Today, I would have liked Music Mash to be a much shorter and more everyday experience, of two to three minutes maximum, instead of having to play for 10–15 minutes. It could have been a much more daily experience and generate more retention, with very specific daily challenges. Make interactions shorter, to offer the user to play for a moment every morning, for instance.
Smart speaker technology was an undisputed success. This opens up a huge field for innovation in the video game industry, as long as developers want to think outside the box. That’s what we did at TagWizz with Alexa Music Mash. Nobody in Mexico has developed the experience that we have acquired thanks to the Music Mash project, and this puts us at the forefront of innovation in the video game industry in our country.

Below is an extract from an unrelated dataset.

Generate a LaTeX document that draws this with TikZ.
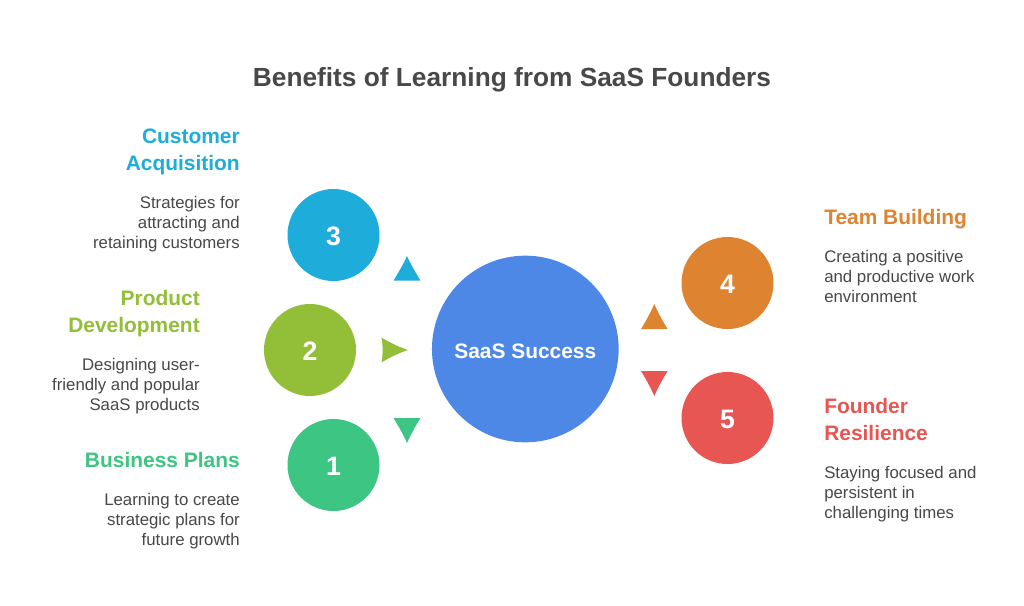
\documentclass[tikz,border=0pt]{standalone}
\usepackage{fontspec}
\setmainfont{Liberation Sans}
\definecolor{cgreen}{HTML}{3CC583}
\definecolor{clime}{HTML}{93BE37}
\definecolor{cblue}{HTML}{1EACDB}
\definecolor{corange}{HTML}{DE8431}
\definecolor{cred}{HTML}{E85654}
\definecolor{cmain}{HTML}{4E88E7}
\definecolor{ctext}{HTML}{484848}
\tikzset{
 px/.style={x=0.75pt,y=-0.75pt},
 num/.style={circle,minimum size=69pt,inner sep=0pt,text=white,text height=15.7pt,text depth=0pt,font=\bfseries\fontsize{20}{24}\selectfont},
 head/.style={font=\bfseries\fontsize{15.7}{20.2}\selectfont,inner sep=0pt},
 body/.style={font=\fontsize{12.6}{15}\selectfont,text=ctext,inner sep=0pt},
}
\begin{document}
\begin{tikzpicture}[px]
\useasboundingbox (0,0) rectangle (1024,606);
\fill[white] (0,0) rectangle (1024,606);
\node[font=\bfseries\fontsize{19.7}{24}\selectfont,text=ctext,inner sep=0pt] (title) at (512,79.5) {Benefits of Learning from SaaS Founders};
\node[circle,minimum size=140pt,inner sep=0pt,fill=cmain,text=white,text height=14.4pt,text depth=0pt,font=\bfseries\fontsize{15.7}{20}\selectfont] (main) at (525.3,349) {SaaS Success};
\node[num,fill=cblue] (n3) at (333.5,235) {3};
\node[num,fill=clime] (n2) at (310,350) {2};
\node[num,fill=cgreen] (n1) at (333.5,465) {1};
\node[num,fill=corange] (n4) at (727.5,283) {4};
\node[num,fill=cred] (n5) at (727.5,418) {5};
\fill[cblue] (393.5,280.7) -- (420.5,280.7) .. controls (415,271.5) and (410.5,264) .. (407,256) .. controls (403.5,264) and (399,271.5) .. (393.5,280.7) -- cycle;
\fill[clime] (381.5,337.5) .. controls (383,345) and (383,355) .. (381.5,362.5) .. controls (391,356.5) and (399.5,353) .. (408,350) .. controls (399.5,347) and (391,343.5) .. (381.5,337.5) -- cycle;
\fill[cgreen] (393.5,418) -- (420.5,418) .. controls (415,427) and (410.5,435) .. (407,443) .. controls (403.5,435) and (399,427) .. (393.5,418) -- cycle;
\fill[corange] (641,329) -- (667.7,329) .. controls (662,320) and (657.8,312) .. (654.3,304) .. controls (650.8,312) and (646.5,320) .. (641,329) -- cycle;
\fill[cred] (641,371) -- (667.7,371) .. controls (662,380) and (657.8,388) .. (654.3,396) .. controls (650.8,388) and (646.5,380) .. (641,371) -- cycle;
\node[head,text=cblue,align=right,anchor=north east] (h3) at (240,128.5) {Customer\\Acquisition};
\node[body,align=right,anchor=north east] (b3) at (240,196.5) {Strategies for\\attracting and\\retaining customers};
\node[head,text=clime,align=right,anchor=north east] (h2) at (200,290.5) {Product\\Development};
\node[body,align=right,anchor=north east] (b2) at (200,358.5) {Designing user-\\friendly and popular\\SaaS products};
\node[head,text=cgreen,align=right,anchor=north east] (h1) at (240,452) {Business Plans};
\node[body,align=right,anchor=north east] (b1) at (240,493.5) {Learning to create\\strategic plans for\\future growth};
\node[head,text=corange,align=left,anchor=north west] (h4) at (824,209.5) {Team Building};
\node[body,align=left,anchor=north west] (b4) at (824,250.5) {Creating a positive\\and productive work\\environment};
\node[head,text=cred,align=left,anchor=north west] (h5) at (824,398.5) {Founder\\Resilience};
\node[body,align=left,anchor=north west] (b5) at (824,466.5) {Staying focused and\\persistent in\\challenging times};
\end{tikzpicture}
\end{document}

I’m also convinced that there is an untapped market in the visually impaired users if developers were audacious enough to come up with radical new ideas for video games. An area of opportunity is open to generate a totally new video game culture that gives access to the visually impaired, and find a whole new market of consumers.
How gamers can find this game
The game is available in Mexico, the United States, Spain, the United Kingdom, and France. The user has to say the command to Alexa as follows: “Alexa, open music mash” or “Alexa, play music mash ”. We also have a mobile version of this game.